KichangKim / DeepDanbooru

AI based multi-label girl image classification system, implemented by using TensorFlow.
MIT License
2.65k stars 260 forks source link

OOM even when using batch size 1, total image count 1, tag count 4 and input size 1x1 #18

Closed saharNooby closed 4 years ago

saharNooby commented 4 years ago

I'm getting OOM on 1050Ti device:GPU:0 with 1331 MB memory. It's a usual situation for me, because 1.3GB of memory is not enough for training large networks. But in the past I've managed to train small and somewhat middle-sized networks on my GPU.

So, as usual, default training settings of DeepDanbooru cause OOM. I've tried to gradually reduce image size, batch size and tag count, but it didn't help.

Then, just for fun, I've set the following settings:

    "image_width": 1,
    "image_height": 1,
    "minibatch_size": 1,
    "epoch_count": 1,

image_records = image_records[0:1] (dataset size 1, originally there were 5K images) tf.config.experimental.set_memory_growth(tf.config.get_visible_devices('GPU')[0], True)

        # Prefetch was disabled:
        #dataset = dataset.prefetch(
        #    buffer_size=tf.data.experimental.AUTOTUNE)

This resulted in the following model:

Model : (None, 1, 1, 3) -> (None, 4)

and 1 epoch of 1 batch of 1 image:

tf.Tensor([[[[0.8124463  0.76407635 0.8057518 ]]]], shape=(1, 1, 1, 3), dtype=float32) tf.Tensor([[0. 0. 1. 0.]], shape=(1, 4), dtype=float32)

And it still throws an OOM:

2020-04-13 11:02:41.993600: W tensorflow/core/common_runtime/bfc_allocator.cc:424] Allocator (GPU_0_bfc) ran out of memory trying to allocate 1B (rounded to 256).  Current allocation summary follows.
2020-04-13 11:02:42.383291: I tensorflow/core/common_runtime/bfc_allocator.cc:970] Stats: 
Limit:                  1396083507
InUse:                  1396083456
MaxInUse:               1396083456
NumAllocs:                   13265
MaxAllocSize:             13107200

What else I can reduce to 1, lol, to make this work?

I'm using Python 3.6, CUDA 10.1 and all te requirements installed from the requirements.txt.

KichangKim commented 4 years ago

DeepDanbooru uses CNN network and GAP for last output. So input size and output size does not much affect total memory usage. It requires more than 500MB for the model itself. And the same size of memory is needed for training with minibatch size 1 at least. I think 1.3GB is too small to train DeepDanbooru model.
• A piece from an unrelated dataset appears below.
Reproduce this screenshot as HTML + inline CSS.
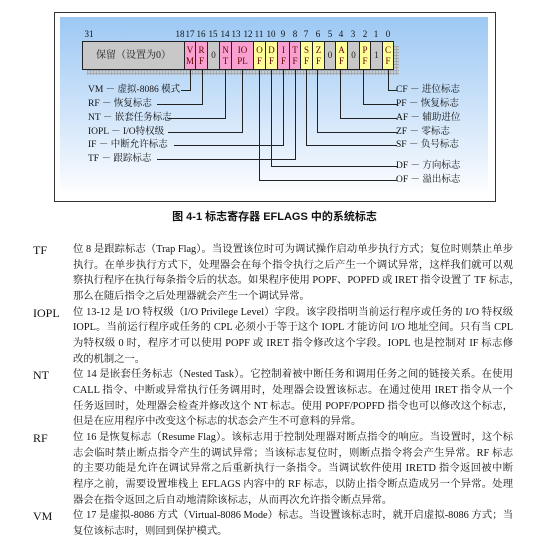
<!DOCTYPE html>
<html><head><meta charset="utf-8"><style>
*{margin:0;padding:0;box-sizing:border-box}
body{width:549px;height:541px;background:#fff;position:relative;overflow:hidden;font-family:"Liberation Serif","Noto Serif CJK SC",serif;color:#111}
.a{position:absolute}
.frame{left:54px;top:12px;width:442px;height:190px;border:1px solid #333}
.grad{left:60px;top:17px;width:428px;height:178px;background:linear-gradient(#9cc8f4,#eef5fd 85%,#fff)}
.c{position:absolute;top:41px;height:29px;border:1px solid #222;font-size:9px;line-height:11px;text-align:center;padding-top:3px;color:#600}
.g{background:#c8c8c8;color:#222;padding-top:8px}
.p{background:#f8a0d0}
.y{background:#ffff99}
.n{position:absolute;top:29px;font-size:9px;width:12px;text-align:center}
.l{position:absolute;font-size:9.5px;white-space:nowrap;line-height:12px}
.ln{position:absolute;background:#222}
.t{position:absolute;font-size:12px;line-height:14px;white-space:nowrap}
.b{position:absolute;left:73px;width:440px;font-size:10.3px;line-height:14px;text-align:justify;text-align-last:justify;white-space:nowrap;overflow:hidden}
.b.e{text-align-last:left}
</style></head><body>
<div class="a frame"></div>
<div class="a grad"></div>
<div class="a" style="left:87px;top:46px;width:312px;height:29px;background:repeating-linear-gradient(90deg,#999 0 1px,transparent 1px 3px),repeating-linear-gradient(#999 0 1px,#ccc 1px 3px);opacity:.7"></div>
<div class="c g" style="left:82px;width:103px;background:#c8c8c8;font-size:10px">保留（设置为0）</div>
<div class="c p" style="left:184px;width:12px">V<br>M</div>
<div class="c p" style="left:195px;width:13px">R<br>F</div>
<div class="c g" style="left:207px;width:13px">0</div>
<div class="c p" style="left:219px;width:13px">N<br>T</div>
<div class="c p" style="left:231px;width:23px">IO<br>PL</div>
<div class="c y" style="left:253px;width:13px">O<br>F</div>
<div class="c y" style="left:265px;width:13px">D<br>F</div>
<div class="c p" style="left:277px;width:13px">I<br>F</div>
<div class="c p" style="left:289px;width:12px">T<br>F</div>
<div class="c y" style="left:300px;width:13px">S<br>F</div>
<div class="c y" style="left:312px;width:13px">Z<br>F</div>
<div class="c g" style="left:324px;width:12px">0</div>
<div class="c y" style="left:335px;width:13px">A<br>F</div>
<div class="c g" style="left:347px;width:13px">0</div>
<div class="c y" style="left:359px;width:12px">P<br>F</div>
<div class="c g" style="left:370px;width:13px">1</div>
<div class="c y" style="left:382px;width:12px">C<br>F</div>
<div class="n" style="left:83px">31</div>
<div class="n" style="left:174px">18</div><div class="n" style="left:184px">17</div><div class="n" style="left:195px">16</div><div class="n" style="left:207px">15</div><div class="n" style="left:219px">14</div><div class="n" style="left:230px">13</div><div class="n" style="left:242px">12</div><div class="n" style="left:253px">11</div><div class="n" style="left:265px">10</div><div class="n" style="left:277px">9</div><div class="n" style="left:289px">8</div><div class="n" style="left:300px">7</div><div class="n" style="left:312px">6</div><div class="n" style="left:324px">5</div><div class="n" style="left:335px">4</div><div class="n" style="left:347px">3</div><div class="n" style="left:359px">2</div><div class="n" style="left:370px">1</div><div class="n" style="left:382px">0</div>
<div class="ln" style="left:190px;top:70px;width:1px;height:20px"></div><div class="ln" style="left:181px;top:90px;width:10px;height:1px"></div>
<div class="ln" style="left:202px;top:70px;width:1px;height:34px"></div><div class="ln" style="left:157px;top:104px;width:46px;height:1px"></div>
<div class="ln" style="left:225px;top:70px;width:1px;height:48px"></div><div class="ln" style="left:168px;top:118px;width:58px;height:1px"></div>
<div class="ln" style="left:242px;top:70px;width:1px;height:62px"></div><div class="ln" style="left:168px;top:132px;width:75px;height:1px"></div>
<div class="ln" style="left:283px;top:70px;width:1px;height:75px"></div><div class="ln" style="left:174px;top:145px;width:110px;height:1px"></div>
<div class="ln" style="left:295px;top:70px;width:1px;height:89px"></div><div class="ln" style="left:157px;top:159px;width:139px;height:1px"></div>
<div class="ln" style="left:388px;top:70px;width:1px;height:20px"></div><div class="ln" style="left:388px;top:90px;width:9px;height:1px"></div>
<div class="ln" style="left:363px;top:70px;width:1px;height:34px"></div><div class="ln" style="left:363px;top:104px;width:34px;height:1px"></div>
<div class="ln" style="left:340px;top:70px;width:1px;height:48px"></div><div class="ln" style="left:340px;top:118px;width:57px;height:1px"></div>
<div class="ln" style="left:317px;top:70px;width:1px;height:62px"></div><div class="ln" style="left:317px;top:132px;width:80px;height:1px"></div>
<div class="ln" style="left:306px;top:70px;width:1px;height:75px"></div><div class="ln" style="left:306px;top:145px;width:91px;height:1px"></div>
<div class="ln" style="left:271px;top:70px;width:1px;height:96px"></div><div class="ln" style="left:271px;top:166px;width:126px;height:1px"></div>
<div class="ln" style="left:259px;top:70px;width:1px;height:110px"></div><div class="ln" style="left:259px;top:180px;width:138px;height:1px"></div>
<div class="l" style="left:88px;top:84px">VM － 虚拟-8086 模式</div>
<div class="l" style="left:88px;top:98px">RF － 恢复标志</div>
<div class="l" style="left:88px;top:112px">NT － 嵌套任务标志</div>
<div class="l" style="left:88px;top:126px">IOPL － I/O特权级</div>
<div class="l" style="left:88px;top:139px">IF － 中断允许标志</div>
<div class="l" style="left:88px;top:153px">TF － 跟踪标志</div>
<div class="l" style="left:396px;top:84px">CF － 进位标志</div>
<div class="l" style="left:396px;top:98px">PF － 恢复标志</div>
<div class="l" style="left:396px;top:112px">AF － 辅助进位</div>
<div class="l" style="left:396px;top:126px">ZF － 零标志</div>
<div class="l" style="left:396px;top:139px">SF － 负号标志</div>
<div class="l" style="left:396px;top:160px">DF － 方向标志</div>
<div class="l" style="left:396px;top:174px">OF － 溢出标志</div>
<div class="t" style="left:0;width:549px;text-align:center;top:210px;font-size:11px;font-weight:bold;font-family:'Liberation Sans','Noto Sans CJK SC',sans-serif">图 4-1  标志寄存器 EFLAGS 中的系统标志</div>

<div class="t" style="left:33px;top:243px">TF</div>
<div class="b" style="top:243px">位 8 是跟踪标志（Trap Flag）。当设置该位时可为调试操作启动单步执行方式；复位时则禁止单步</div>
<div class="b" style="top:259px">执行。在单步执行方式下，处理器会在每个指令执行之后产生一个调试异常，这样我们就可以观</div>
<div class="b" style="top:274px">察执行程序在执行每条指令后的状态。如果程序使用 POPF、POPFD 或 IRET 指令设置了 TF 标志，</div>
<div class="b e" style="top:290px">那么在随后指令之后处理器就会产生一个调试异常。</div>
<div class="t" style="left:33px;top:306px">IOPL</div>
<div class="b" style="top:306px">位 13-12 是 I/O 特权级（I/O Privilege Level）字段。该字段指明当前运行程序或任务的 I/O 特权级</div>
<div class="b" style="top:321px">IOPL。当前运行程序或任务的 CPL 必须小于等于这个 IOPL 才能访问 I/O 地址空间。只有当 CPL</div>
<div class="b" style="top:337px">为特权级 0 时，程序才可以使用 POPF 或 IRET 指令修改这个字段。IOPL 也是控制对 IF 标志修</div>
<div class="b e" style="top:353px">改的机制之一。</div>
<div class="t" style="left:33px;top:368px">NT</div>
<div class="b" style="top:368px">位 14 是嵌套任务标志（Nested Task）。它控制着被中断任务和调用任务之间的链接关系。在使用</div>
<div class="b" style="top:384px">CALL 指令、中断或异常执行任务调用时，处理器会设置该标志。在通过使用 IRET 指令从一个</div>
<div class="b" style="top:400px">任务返回时，处理器会检查并修改这个 NT 标志。使用 POPF/POPFD 指令也可以修改这个标志，</div>
<div class="b e" style="top:415px">但是在应用程序中改变这个标志的状态会产生不可意料的异常。</div>
<div class="t" style="left:33px;top:431px">RF</div>
<div class="b" style="top:431px">位 16 是恢复标志（Resume Flag）。该标志用于控制处理器对断点指令的响应。当设置时，这个标</div>
<div class="b" style="top:447px">志会临时禁止断点指令产生的调试异常；当该标志复位时，则断点指令将会产生异常。RF 标志</div>
<div class="b" style="top:462px">的主要功能是允许在调试异常之后重新执行一条指令。当调试软件使用 IRETD 指令返回被中断</div>
<div class="b" style="top:478px">程序之前，需要设置堆栈上 EFLAGS 内容中的 RF 标志，以防止指令断点造成另一个异常。处理</div>
<div class="b e" style="top:494px">器会在指令返回之后自动地清除该标志，从而再次允许指令断点异常。</div>
<div class="t" style="left:33px;top:509px">VM</div>
<div class="b" style="top:509px">位 17 是虚拟-8086 方式（Virtual-8086 Mode）标志。当设置该标志时，就开启虚拟-8086 方式；当</div>
<div class="b e" style="top:525px">复位该标志时，则回到保护模式。</div>
</body></html>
You can try decreasing model size by modifying source code: https://github.com/KichangKim/DeepDanbooru/blob/e15d8bc44847800d29c0f13262c037f8df595275/deepdanbooru/model/resnet.py#L173

saharNooby commented 4 years ago

Thanks for the reply.

Modifying network structure is not a preferred choice for me bacause I want to retrain existing network (my dataset is too small for training from scratch).

I will try to use Google Colab, presumably they allow to use 12 GB per user.